Last week, my wife and I were walking down our rural road when we noticed a large bird enter the space above our heads and circle lazily. Then a second arrived, and a third. Probably Turkey Vultures, magnificent in flight. And suddenly, all three were just gone. We didn’t see where they went.
At first, we felt the sky as empty, emptied of birds, lacking. But as we looked more fully, what before was merely background became something else, something more. We saw in full clarity the deep blue beauty of the clear afternoon sky. Not only the sky had cleared, but our minds.
The great poet and translator, David Hinton, in his book Hunger Mountain: A Field Guide to Mind and Landscape, said when we open our eyes, we open the sky inside us. We feel this empty space the size of the universe.

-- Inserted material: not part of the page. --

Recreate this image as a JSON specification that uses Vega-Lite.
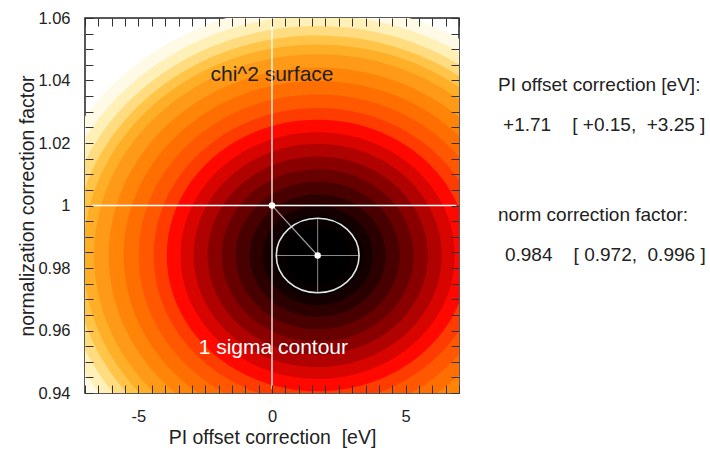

A Chinese poem, says Hinton, is not a metaphor seen or conjured from inside a spirit or identity center, or a self-separated from the universe, but the mind of the poet at that moment. Hinton quotes an early Chinese Ch’an (Zen) poet, Hsieh Ling-yun, as saying mind is “a tranquil mirror, all mystery and shadow.”
The sky mirrors our conscious awareness coming awake in, or more accurately, as the world. We often think of the sky as that blue or cloud filled something far off in the distance. But it’s also what we breathe in and out right here; what we move though each moment of our lives. We see and breathe in the world and the world sees and breathes in us.
And then the birds were back; first one, then the other two. They circled gracefully into the area above us. One went to sit on the ridgeline of a barn next to the road. The other two soon joined the first, but at the other end. And the first raised its wings, held them out to the side as it would do if it meant to take off. But it stayed in place, in a different sort of flight.
Was this a sort of dance? Was it saluting the sky, the emptiness, the medium in which it flew, and we all lived? Was it bowing? For us, we might bow by first bringing our open hands together; for the vulture, it bowed by opening its wings out. Hinton says the ancient Chinese characters for bow means hand-whispers, or maybe hand as the silence of mountain peaks, or clear minds. Maybe by opening its wings thusly it became the sky itself, the light, the silence.
We watched to see what the vulture would do next, but it just held the position. The three birds, my wife and I, the barn, the universe. And we walked on. The opening through which the universe was aware of itself walked on. Wow. Another sort of dance?
Hinton says this is the ultimate miracle, that something exists, that this exists at all, this presence, this something rather than nothing. Why is there this something at all has been a question for philosophers, saints, and scientists⎼ for humans throughout time. Why is there this awareness instead of no awareness? This something rather than — what? Can we even conceive of a universe so empty?
And in our own way, don’t we do this sometimes? Don’t we fill the universe, or at least our minds, or try to do so, with dust, darkness⎼ or what? We evoke words and images; fears and joys; plans and memories which take to the sky and fill it like gigantic flocks of birds. And instead of bowing, we pay attention to the darkness of such birds instead of the light that surrounds and animates us. Or we invent distractions from seeing. Hearing. Touching. Tasting. Smelling. Thinking as sky. We lose sight of the sky opening in or as us. And we hurt.
Hinton points out that the Chinese character for Chan, or meditation, is the universe keeping itself company, and seeing itself.
Life is so difficult sometimes, many times, maybe too often. And maybe the most destructive part of pain and suffering is that it can vacuum us, vacuum the whole universe, into itself. Or so it can seem. It can become a hand used to cover our eyes, so we see only the back of what blinds us.
But maybe we can turn over that hand and see the sky.
Thank you, David. I so enjoyed walking Hunger Mountain⎼ you and my wife, and everything.